Akhir-akhir ini musim penghujan membuat Embah harus bersusah payah mengakut rumput dari sawah. Bersaing dengan lumpur, kubangan air dan batu gragal dijalan. Ancaman kepreset dan resiko kecemplung kali yang dalam di kiri jalan kampung. Ini jalan atau bajakan kerbau tak ada beda.
Embah tiba di rumah. Perhatian yang sontak kepada berita di layar televisi. "Pembangunan jalan Tol Trans Jawa sangat membantu mempercepat pembangunan" kata pembawa berita . Embah hanya bisa bergeming dan menyembunyikan kekecewaannya ia hanya berkomentar dengan ungkapan andalannya asu tenan.
Pembangunan Tol Trans Jawa telah diresmikan oleh Pakdhe Jokowi. Ramai di beritakan berbagai media. Pemerintah mengklaim geliat ekonomi dapat ditingkatkan dengan dibangun jalan ini, katanya. Justru ini berbalik pendapat dengan Embah saya.
Bila Embah saat ini Menteri mungkin Ia menyarankan Pakdhe Jokowi untuk bangun jalan aspal di kampungnya. Kelakuan Embah tak kalah dengan netizen yang suka nyiyir di media sosial.

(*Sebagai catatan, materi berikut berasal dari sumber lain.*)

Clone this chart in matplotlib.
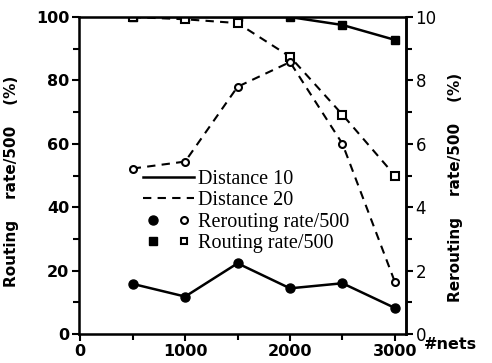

Kritiknya sama pedas nya dengan cibiran mulut tetangga.
Efek dari Jalan aspal di kampung yang diharapkan ini kelak diperkirakan tidak kalah dengan Tol Trans Jawa. Selain menjadi akses utama warga kampung pergi ke sawah. Selain itu akses mencari rumput dan bercocok tanam di ladang. Jalan ini juga digunakan mobilisasi angkut panen kampung. Bukankah ini termasuk menciptakan percepatan ekonomi dari kampung ke kampung.
Proyek Tol Trans Jawa ini sebenarnya sudah lama digagas 23 tahun yang lalu. Namun baru era Pakdhe Jokowi dapat terealisasi namun belum selesei sepenuhnya. Targetnya bukan main 1.150 km menghubungkan Merak sampai Banyuwangi. Saat ini sudah berhasil menghubugkan Jakarta - Surabaya dan sampai di Pasuruan.
Lantas saya juga teringat dalam pelajaran sejarah tentang pembangunan Jalan Anyer-Panarukan. Dalam pembangunanya banyak memakan korban. Namun tidak ada media yang mencari tahu kira-kira ada tidak korban dari Proyek Tol Pakdhe Jokowi. Ya siapa tahu ada.
Panjangnya bukan main lebih dari 1000 Km. Dibangun oleh Herman Willem Daendels. Boleh juga bila menyandingkan Pakdhe Joko dengan Mas Daendels. Cuma perbedaan tentu pribumi dan Londo. Kulit sawo matang dan putih.
Kalau 1.150 km ini mie ayam berapa besar mangkuk yang harus dibuat untuk menampung mie ini? Jawabannya tidak ada, Abang penjual mie ayam yang sanggup menyediakan, ngayal aja
Miris jalan kampungku dan Embah keadaan rusak tidak karuan. Kadang hasil panen tidak bisa diangkut apabila hujan turun. Hasil panen terpaksa harus segera dipikul bila kendaraan roda dua tidak bisa masuk. Bila mau nekat motor bisa tinggal kerangka saja, sebab medan mirip arena off road. Hujan yang datang membuat tanahnya bletok (licin berlumpur).
Saya hanya kasian Embah bisa saja kepreset. Kasian terhadap nasib kawan-kawan Embah dikampung. Padahal kebutuhan pangan nasional bermuara dari sawah Embah di kampung bersama Pak Bejo dan kawan-kawanya. Tak kalah beban dan tanggungjawab yang besar diemban oleh Embah di sawah.